Please don't shoot the messenger.
If light happens to move slower than c under some conditions, that is irrelevant. It isn't the speed of light we care about, it is c.
Essentially, when we say FTL, it means "faster than c", not "faster than light".
We really can skip the need for fuel, for example. Sails (with or without lasers) are a technology we have proven in the field. Lasers do lose collimation over distance, but you can reach relativistic speeds before then (I'd argue that .02c from 1wk of 1G is relativistic). That won't get you to the center of the galaxy (or solve the deceleration issue), but there are proposals being reviewed today to use lasers to send probes for a flyby of Proxima Centauri.
https://www.nasa.gov/general/swarming-proxima-centauri/
https://en.wikipedia.org/wiki/Breakthrough_Starshot
But we don't need science fiction tech for this to work, we just need impractical amounts of fuel.

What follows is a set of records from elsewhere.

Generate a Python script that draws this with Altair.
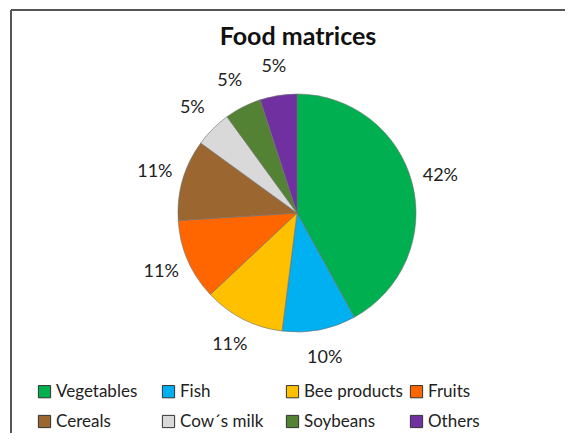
import altair as alt
import pandas as pd

categories = ["Vegetables", "Fish", "Bee products", "Fruits", "Cereals", "Cow´s milk", "Soybeans", "Others"]
values = [42, 10, 11, 11, 11, 5, 5, 5]
labels = ["42%", "10%", "11%", "11%", "11%", "5%", "5%", "5%"]
colors = ["#00B050", "#00B0F0", "#FFC000", "#FF6600", "#9C6630", "#D9D9D9", "#548235", "#7030A0"]

df = pd.DataFrame({
    "category": categories,
    "value": values,
    "label": labels,
    "order": list(range(len(categories))),
})

FONT = "Lato"
W, H = 554, 423
CX, CY = 286, 203

base = alt.Chart(df).encode(
    theta=alt.Theta("value:Q", stack=True),
    order=alt.Order("order:Q"),
)

arc = base.mark_arc(outerRadius=119, stroke="#707070", strokeWidth=0.6).encode(
    x=alt.value(CX),
    y=alt.value(CY),
    color=alt.Color(
        "category:N",
        scale=alt.Scale(domain=categories, range=colors),
        sort=categories,
        legend=alt.Legend(
            orient="none", legendX=25, legendY=373, columns=4, direction="horizontal",
            title=None, symbolType="square", symbolSize=150, symbolStrokeColor="#333333",
            symbolStrokeWidth=1, labelFontSize=17, labelFont=FONT, labelColor="#222222",
            gridAlign="all", columnPadding=5, rowPadding=12, labelLimit=0, labelOffset=3,
            padding=0,
        ),
    ),
)

text = base.mark_text(radius=148, fontSize=18, font=FONT, color="#222222").encode(
    x=alt.value(CX),
    y=alt.value(CY),
    text="label:N",
)

frame_df = pd.DataFrame({"k": [0]})
top_rule = alt.Chart(frame_df).mark_rule(color="#555555", strokeWidth=2).encode(
    x=alt.value(0), x2=alt.value(W), y=alt.value(0)
)
left_rule = alt.Chart(frame_df).mark_rule(color="#555555", strokeWidth=2).encode(
    x=alt.value(0), y=alt.value(0), y2=alt.value(H)
)

chart = (arc + text + top_rule + left_rule).properties(
    width=W,
    height=H,
    padding={"left": 3, "top": 2, "right": 0, "bottom": 0},
    autosize=alt.AutoSizeParams(type="none"),
    background="white",
    title=alt.Title("Food matrices", fontSize=25, font=FONT, fontWeight="bold",
                    anchor="middle", offset=-41, dx=10, color="#111111"),
).configure_view(stroke=None)

chart.save("out.html", embed_options={"renderer": "svg", "actions": False})
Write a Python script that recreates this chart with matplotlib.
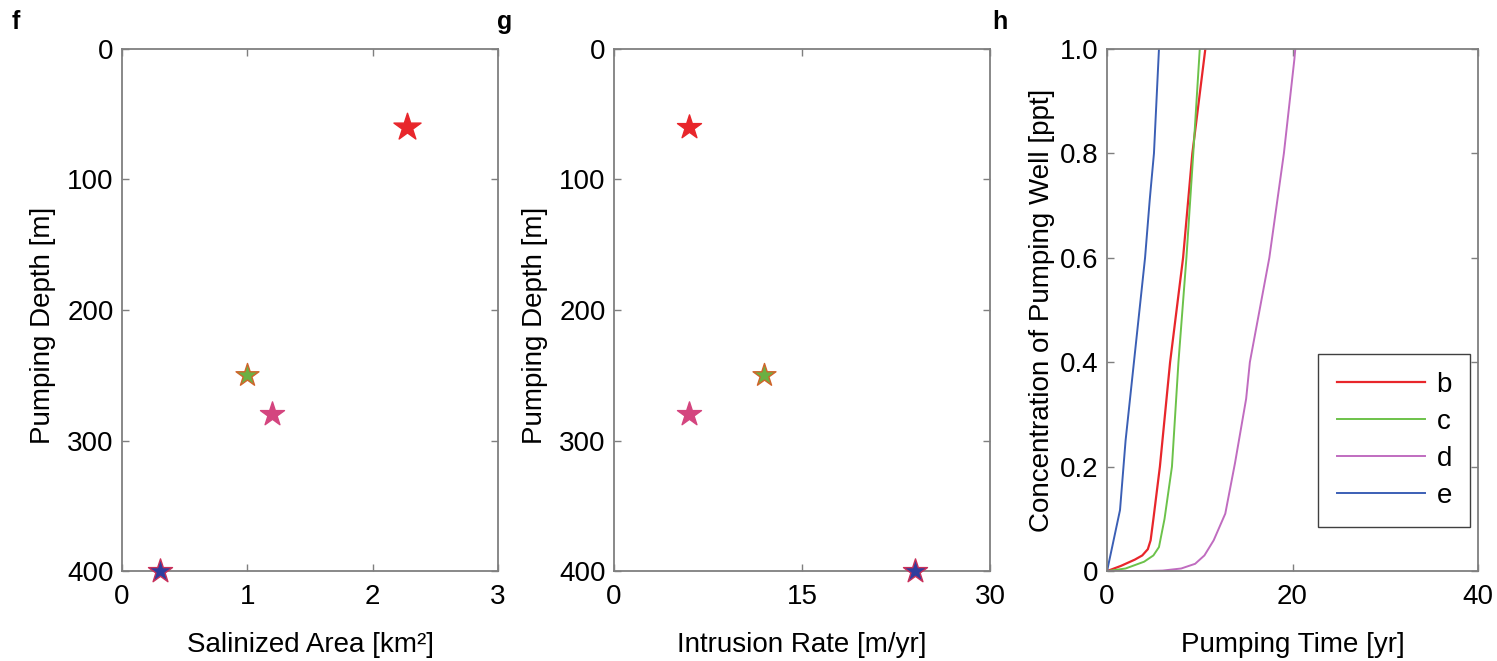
import matplotlib
matplotlib.use("Agg")
import matplotlib.pyplot as plt

plt.rcParams['font.family'] = ['Liberation Sans', 'DejaVu Sans']
plt.rcParams['font.size'] = 20

# scatter data (panels f, g)
depth = [60, 250, 280, 400]
area = [2.27, 1.0, 1.2, 0.3]
rate = [6, 12, 6, 24]
face_cols = ['#e8262b', '#6cb043', '#d4457f', '#2f3e9e']
edge_cols = ['#e8262b', '#d0642a', '#d4457f', '#c8305a']
star_sizes = [420, 300, 330, 330]
star_sizes_g = [330, 300, 330, 330]

# concentration curves (panel h)
t_b = [0, 1.5, 3.0, 3.8, 4.4, 4.7, 5.0, 5.7, 6.8, 8.2, 9.2, 10.6]
c_b = [0, 0.01, 0.022, 0.03, 0.042, 0.059, 0.1, 0.2, 0.4, 0.6, 0.8, 1.0]
t_c = [0, 2.0, 4.0, 5.0, 5.6, 6.2, 7.0, 7.7, 8.56, 9.3, 10.0]
c_c = [0, 0.005, 0.018, 0.03, 0.046, 0.1, 0.2, 0.4, 0.6, 0.8, 1.0]
t_d = [0, 4.0, 6.0, 8.0, 9.5, 10.5, 11.5, 12.75, 13.8, 15.0, 15.4, 17.5, 19.07, 20.2, 20.3]
c_d = [0, 0, 0.001, 0.005, 0.014, 0.03, 0.059, 0.11, 0.207, 0.33, 0.4, 0.6, 0.8, 0.98, 1.0]
t_e = [0, 0.6, 1.4, 2.0, 2.9, 3.5, 4.1, 4.6, 4.7, 5.06, 5.6]
c_e = [0, 0.05, 0.117, 0.25, 0.4, 0.5, 0.6, 0.71, 0.73, 0.8, 1.0]
line_cols = {'b': '#e8262b', 'c': '#6cc24a', 'd': '#c06cc0', 'e': '#3b5fb5'}

spine_col = '#7f7f7f'

fig = plt.figure(figsize=(14.97, 6.61), dpi=100)
ax_f = fig.add_axes([0.0815, 0.136, 0.2512, 0.790])
ax_g = fig.add_axes([0.4102, 0.136, 0.2512, 0.790])
ax_h = fig.add_axes([0.7395, 0.136, 0.2478, 0.790])


def style(ax):
    for s in ax.spines.values():
        s.set_color(spine_col)
        s.set_linewidth(1.3)
    ax.tick_params(direction='in', top=True, right=True, color=spine_col,
                   length=5, width=1.0, labelsize=20, pad=6)
    ax.tick_params(axis='x', pad=9)


for i in range(len(depth)):
    ax_f.scatter(area[i], depth[i], marker='*', s=star_sizes[i], c=face_cols[i],
                 edgecolors=edge_cols[i], linewidths=1.0, zorder=3, clip_on=False)
ax_f.set_xlim(0, 3)
ax_f.set_ylim(400, 0)
ax_f.set_xticks([0, 1, 2, 3])
ax_f.set_yticks([0, 100, 200, 300, 400])
ax_f.set_xlabel('Salinized Area [km²]', labelpad=16)
ax_f.set_ylabel('Pumping Depth [m]', labelpad=6)
ax_f.yaxis.set_label_coords(-0.175, 0.47)
style(ax_f)

for i in range(len(depth)):
    ax_g.scatter(rate[i], depth[i], marker='*', s=star_sizes_g[i], c=face_cols[i],
                 edgecolors=edge_cols[i], linewidths=1.0, zorder=3, clip_on=False)
ax_g.set_xlim(0, 30)
ax_g.set_ylim(400, 0)
ax_g.set_xticks([0, 15, 30])
ax_g.set_yticks([0, 100, 200, 300, 400])
ax_g.set_xlabel('Intrusion Rate [m/yr]', labelpad=16)
ax_g.set_ylabel('Pumping Depth [m]', labelpad=6)
ax_g.yaxis.set_label_coords(-0.175, 0.47)
style(ax_g)

ax_h.plot(t_b, c_b, color=line_cols['b'], lw=1.6, label='b')
ax_h.plot(t_c, c_c, color=line_cols['c'], lw=1.4, label='c')
ax_h.plot(t_d, c_d, color=line_cols['d'], lw=1.4, label='d')
ax_h.plot(t_e, c_e, color=line_cols['e'], lw=1.4, label='e')
ax_h.set_xlim(0, 40)
ax_h.set_ylim(0, 1)
ax_h.set_xticks([0, 20, 40])
ax_h.set_yticks([0, 0.2, 0.4, 0.6, 0.8, 1.0])
ax_h.set_yticklabels(['0', '0.2', '0.4', '0.6', '0.8', '1.0'])
ax_h.set_xlabel('Pumping Time [yr]', labelpad=16)
ax_h.set_ylabel('Concentration of Pumping Well [ppt]', labelpad=4)
style(ax_h)
leg = ax_h.legend(loc='lower left', bbox_to_anchor=(0.57, 0.084), fancybox=False,
                  edgecolor='#404040', fontsize=20, handlelength=3.2,
                  handletextpad=0.4, borderpad=0.65, labelspacing=0.4,
                  framealpha=1, borderaxespad=0)
leg.get_frame().set_linewidth(1.0)

fig.text(0.008, 0.967, 'f', fontsize=18, fontweight='bold', va='center')
fig.text(0.332, 0.967, 'g', fontsize=18, fontweight='bold', va='center')
fig.text(0.663, 0.967, 'h', fontsize=18, fontweight='bold', va='center')

fig.savefig('out.png', dpi=100)
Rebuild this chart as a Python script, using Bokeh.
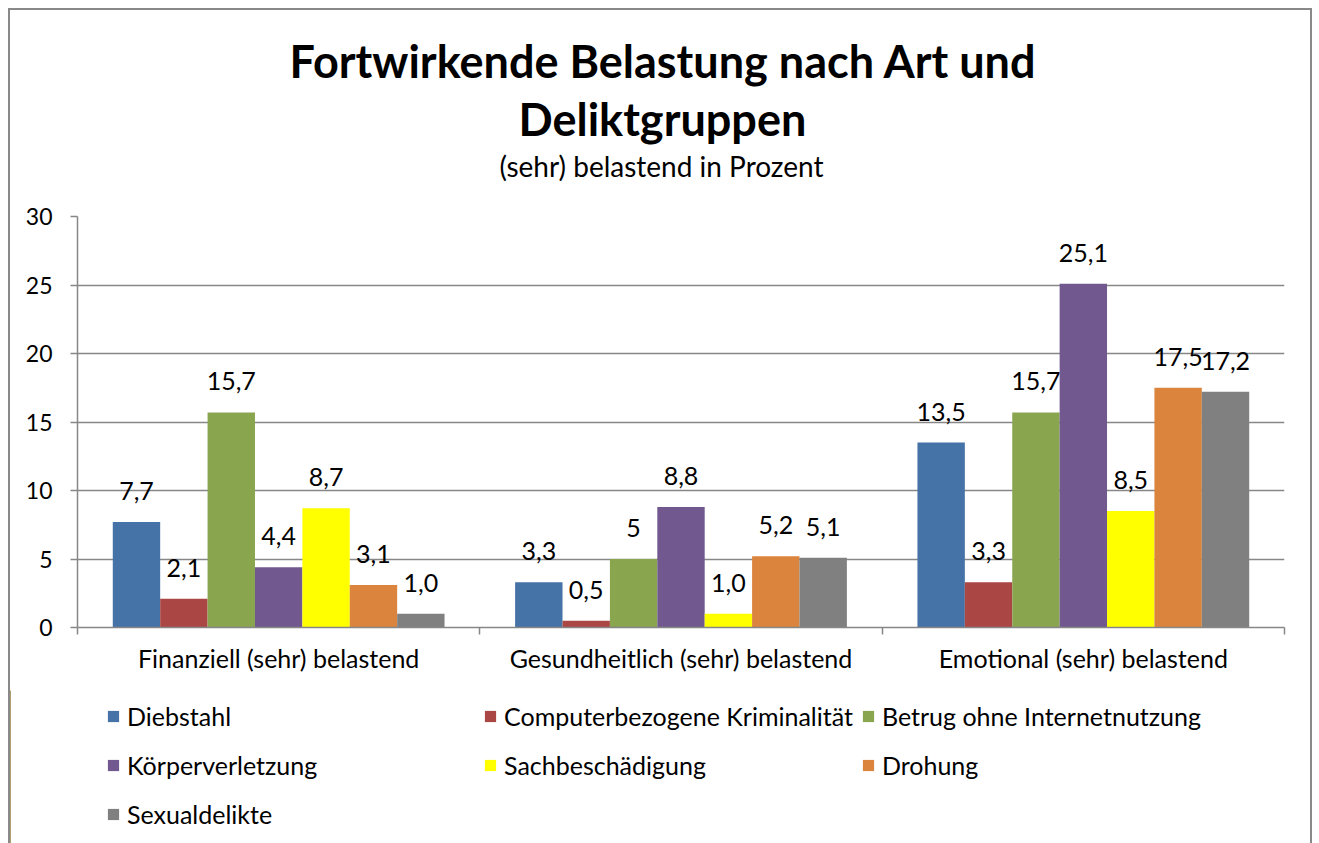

Starship only has enough fuel to last 10m? Just send 50k starships and you can burn for a year. Tyranny of the rocket equation requires additional fuel to push all that fuel? Just send another billion Starships or whatever. Going too fast and now the interstellar medium hits like high-energy cosmic rays? Just send more shielding and fuel. This assumes we can build and fuel billions of Starships, which is certainly infeasible, but I'm calling this an economics issue as we have these technologies today.
If we want to get really sci-fi, I'd point you towards stellar engines. The thought process here is that the Earth already provides radiation shielding, and the Sun already burns fuel to provide massive amounts of energy, so we might as well just make use of what we got! Add mirrors to concentrate the Sun's light in one direction, and our entire solar system becomes an interstellar spaceship. It might take millions or even billions of years, but the Sun has enough fuel to accelerate the whole system to about .27c.
Edit: wrong one https://youtu.be/yP1kKN3ghOU?si=hsBj0RpzOb3JZWdS the one above is the "why."
Before I looked at stack exchange, I thought of another, much simpler experiment. Generate plane wave radio waves of a frequency such that the nominal wavelength would be meters or tens of meters. (By "nominal wavelength", I mean the wavelength l=c/f, the wavelength as if the speed of light were the same both directions.) Run those plane waves into a reflector a couple of nominal wavelengths away. Measure the RF energy at various points along the path to the reflector. Does it look like a standing wave of the expected wavelength, or not?
I actually saw that idea on the discussion I found on stack exchange. The only reply I saw was "well, the relationship between wavelength and frequency might not hold if the speed of light is asymmetrical", which seemed very weak to me. What, we have waves propagating with velocity v, but wavelength l =/= v/f? How can you do that without destroying the continuity of the wave? How much of physics is that going to destroy? And, how many "well, maybe..." items are you willing to stack up to make it impossible to detect your first "well, maybe"?
I didn't leave a question on stack exchange. The discussion was nine years old.